- _To be done_:
Scan the data below for the string "React". Show every line where it turns up.

-- BEGIN --

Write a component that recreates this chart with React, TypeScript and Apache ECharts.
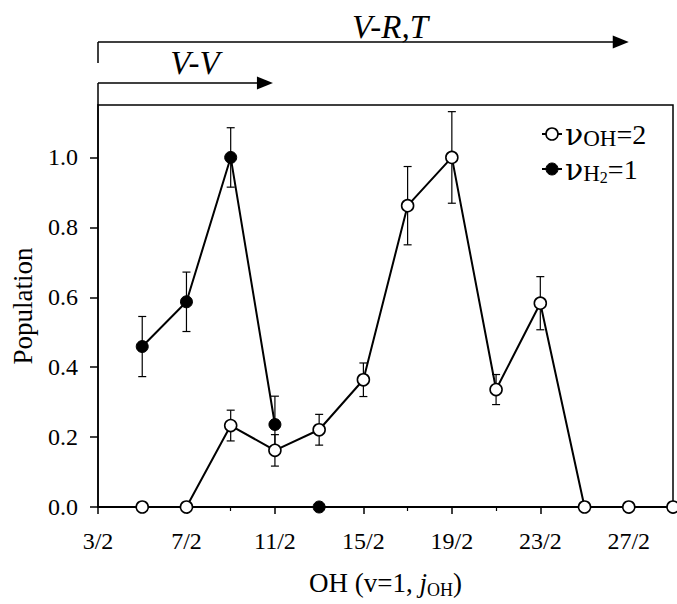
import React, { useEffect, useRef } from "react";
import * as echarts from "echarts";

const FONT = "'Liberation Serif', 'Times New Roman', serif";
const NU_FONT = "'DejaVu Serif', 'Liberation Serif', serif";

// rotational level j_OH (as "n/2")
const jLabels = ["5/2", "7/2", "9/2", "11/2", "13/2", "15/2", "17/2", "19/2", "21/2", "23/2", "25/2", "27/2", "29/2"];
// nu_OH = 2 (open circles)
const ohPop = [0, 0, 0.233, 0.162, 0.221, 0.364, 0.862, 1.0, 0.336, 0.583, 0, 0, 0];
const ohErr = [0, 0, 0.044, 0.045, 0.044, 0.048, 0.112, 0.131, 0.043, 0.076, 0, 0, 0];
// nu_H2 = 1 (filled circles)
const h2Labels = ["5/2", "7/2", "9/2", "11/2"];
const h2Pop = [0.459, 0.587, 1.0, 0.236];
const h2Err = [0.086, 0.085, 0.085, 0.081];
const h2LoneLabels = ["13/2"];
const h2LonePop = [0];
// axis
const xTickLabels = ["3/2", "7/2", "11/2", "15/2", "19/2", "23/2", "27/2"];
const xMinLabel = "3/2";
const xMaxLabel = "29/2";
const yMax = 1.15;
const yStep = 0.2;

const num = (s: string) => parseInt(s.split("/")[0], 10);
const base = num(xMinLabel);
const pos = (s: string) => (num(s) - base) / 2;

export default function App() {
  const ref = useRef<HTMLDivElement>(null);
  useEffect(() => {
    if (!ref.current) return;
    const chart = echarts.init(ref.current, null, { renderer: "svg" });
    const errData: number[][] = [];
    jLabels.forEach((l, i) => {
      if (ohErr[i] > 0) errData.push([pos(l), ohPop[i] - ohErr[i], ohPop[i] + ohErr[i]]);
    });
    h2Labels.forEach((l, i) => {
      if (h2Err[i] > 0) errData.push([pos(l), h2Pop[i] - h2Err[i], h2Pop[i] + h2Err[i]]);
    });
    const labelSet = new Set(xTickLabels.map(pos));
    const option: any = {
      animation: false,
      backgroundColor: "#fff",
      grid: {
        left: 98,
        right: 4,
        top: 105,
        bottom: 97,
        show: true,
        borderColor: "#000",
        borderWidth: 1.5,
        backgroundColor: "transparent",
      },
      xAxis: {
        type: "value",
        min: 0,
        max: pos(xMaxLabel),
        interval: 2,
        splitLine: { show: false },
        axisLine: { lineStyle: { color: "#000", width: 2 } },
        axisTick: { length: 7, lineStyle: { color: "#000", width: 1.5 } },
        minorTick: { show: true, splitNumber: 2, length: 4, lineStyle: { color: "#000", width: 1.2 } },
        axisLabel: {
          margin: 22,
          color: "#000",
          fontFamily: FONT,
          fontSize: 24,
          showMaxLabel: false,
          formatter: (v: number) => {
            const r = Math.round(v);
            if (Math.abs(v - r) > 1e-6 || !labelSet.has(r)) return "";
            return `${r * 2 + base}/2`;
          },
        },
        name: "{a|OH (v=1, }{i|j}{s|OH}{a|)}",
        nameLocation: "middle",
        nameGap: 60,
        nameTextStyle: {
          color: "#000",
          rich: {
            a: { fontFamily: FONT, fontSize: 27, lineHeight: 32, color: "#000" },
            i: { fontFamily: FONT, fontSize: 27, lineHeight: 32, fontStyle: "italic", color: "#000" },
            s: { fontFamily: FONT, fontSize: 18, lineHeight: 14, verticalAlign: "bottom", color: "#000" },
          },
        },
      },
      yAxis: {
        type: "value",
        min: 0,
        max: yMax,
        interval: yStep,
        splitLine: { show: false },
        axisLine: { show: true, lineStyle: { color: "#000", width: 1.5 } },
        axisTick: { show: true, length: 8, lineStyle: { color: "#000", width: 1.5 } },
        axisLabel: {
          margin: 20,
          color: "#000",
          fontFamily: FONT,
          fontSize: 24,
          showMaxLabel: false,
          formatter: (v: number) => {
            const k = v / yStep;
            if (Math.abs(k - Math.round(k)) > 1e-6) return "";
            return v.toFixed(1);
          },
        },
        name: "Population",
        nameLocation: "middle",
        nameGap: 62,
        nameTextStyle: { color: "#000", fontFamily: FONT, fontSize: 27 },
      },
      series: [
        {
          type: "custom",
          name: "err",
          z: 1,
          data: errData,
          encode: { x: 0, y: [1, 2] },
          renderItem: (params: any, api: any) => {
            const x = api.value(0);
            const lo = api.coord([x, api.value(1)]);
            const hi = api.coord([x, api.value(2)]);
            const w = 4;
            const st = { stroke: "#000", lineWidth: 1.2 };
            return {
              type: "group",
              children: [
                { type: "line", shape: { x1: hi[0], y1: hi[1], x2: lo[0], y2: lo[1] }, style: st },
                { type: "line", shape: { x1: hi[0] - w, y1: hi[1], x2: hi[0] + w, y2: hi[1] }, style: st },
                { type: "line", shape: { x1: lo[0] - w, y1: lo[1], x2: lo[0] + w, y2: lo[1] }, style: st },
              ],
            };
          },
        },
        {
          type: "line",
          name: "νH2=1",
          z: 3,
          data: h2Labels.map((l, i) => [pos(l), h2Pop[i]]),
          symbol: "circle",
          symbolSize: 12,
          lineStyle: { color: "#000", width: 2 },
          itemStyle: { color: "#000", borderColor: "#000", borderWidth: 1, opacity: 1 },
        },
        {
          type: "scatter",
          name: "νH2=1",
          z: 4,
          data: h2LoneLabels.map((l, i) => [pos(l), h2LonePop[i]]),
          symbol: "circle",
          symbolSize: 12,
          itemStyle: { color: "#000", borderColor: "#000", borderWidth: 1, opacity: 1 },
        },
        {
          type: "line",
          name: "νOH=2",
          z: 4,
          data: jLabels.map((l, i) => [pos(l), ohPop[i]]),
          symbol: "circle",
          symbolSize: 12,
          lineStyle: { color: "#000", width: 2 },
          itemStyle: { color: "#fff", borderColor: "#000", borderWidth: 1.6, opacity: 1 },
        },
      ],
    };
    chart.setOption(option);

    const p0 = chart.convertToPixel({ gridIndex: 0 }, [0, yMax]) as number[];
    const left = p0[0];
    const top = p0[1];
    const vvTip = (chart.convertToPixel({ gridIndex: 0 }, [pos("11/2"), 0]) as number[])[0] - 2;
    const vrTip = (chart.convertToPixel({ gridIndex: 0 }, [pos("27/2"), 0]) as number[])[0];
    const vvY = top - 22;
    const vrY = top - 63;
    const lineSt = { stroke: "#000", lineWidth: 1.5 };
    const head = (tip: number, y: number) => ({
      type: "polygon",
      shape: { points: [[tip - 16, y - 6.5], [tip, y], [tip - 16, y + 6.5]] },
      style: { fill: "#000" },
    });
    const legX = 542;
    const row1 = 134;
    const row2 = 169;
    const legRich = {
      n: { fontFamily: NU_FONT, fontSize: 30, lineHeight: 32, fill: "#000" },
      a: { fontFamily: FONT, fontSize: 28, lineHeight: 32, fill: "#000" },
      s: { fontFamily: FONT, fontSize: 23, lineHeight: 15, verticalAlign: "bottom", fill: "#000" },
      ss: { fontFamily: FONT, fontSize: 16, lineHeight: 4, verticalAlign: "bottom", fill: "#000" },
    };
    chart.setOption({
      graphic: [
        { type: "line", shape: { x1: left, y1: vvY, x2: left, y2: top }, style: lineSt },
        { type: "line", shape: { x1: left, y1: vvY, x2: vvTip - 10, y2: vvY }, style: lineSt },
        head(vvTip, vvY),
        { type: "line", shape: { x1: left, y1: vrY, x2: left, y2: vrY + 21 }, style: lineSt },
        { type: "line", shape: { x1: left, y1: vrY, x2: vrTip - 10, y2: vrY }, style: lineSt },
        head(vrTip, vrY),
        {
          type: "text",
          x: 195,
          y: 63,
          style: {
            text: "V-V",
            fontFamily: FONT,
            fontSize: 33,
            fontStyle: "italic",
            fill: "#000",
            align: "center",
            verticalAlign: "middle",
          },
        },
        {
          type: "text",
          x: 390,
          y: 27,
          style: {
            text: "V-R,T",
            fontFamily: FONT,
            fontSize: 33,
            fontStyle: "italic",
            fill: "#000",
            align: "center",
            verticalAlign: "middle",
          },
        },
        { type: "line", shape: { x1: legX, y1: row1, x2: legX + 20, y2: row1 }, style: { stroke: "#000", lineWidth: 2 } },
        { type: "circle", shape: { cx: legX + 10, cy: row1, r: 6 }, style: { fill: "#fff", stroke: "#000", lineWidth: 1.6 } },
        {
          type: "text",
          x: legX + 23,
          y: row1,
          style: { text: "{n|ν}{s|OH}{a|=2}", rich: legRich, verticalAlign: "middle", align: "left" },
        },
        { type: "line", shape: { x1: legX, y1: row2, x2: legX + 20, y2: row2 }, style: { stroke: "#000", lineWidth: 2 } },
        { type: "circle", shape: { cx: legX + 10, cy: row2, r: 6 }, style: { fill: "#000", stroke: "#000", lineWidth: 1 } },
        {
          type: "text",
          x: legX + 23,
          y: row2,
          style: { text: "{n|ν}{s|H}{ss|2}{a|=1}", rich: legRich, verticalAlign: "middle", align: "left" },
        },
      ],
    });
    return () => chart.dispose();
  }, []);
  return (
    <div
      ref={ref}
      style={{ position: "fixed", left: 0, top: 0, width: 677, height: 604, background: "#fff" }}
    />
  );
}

-- END --

- _Response below_:
Write a component that recreates this chart with React, TypeScript and Apache ECharts.
import React, { useEffect, useRef } from "react";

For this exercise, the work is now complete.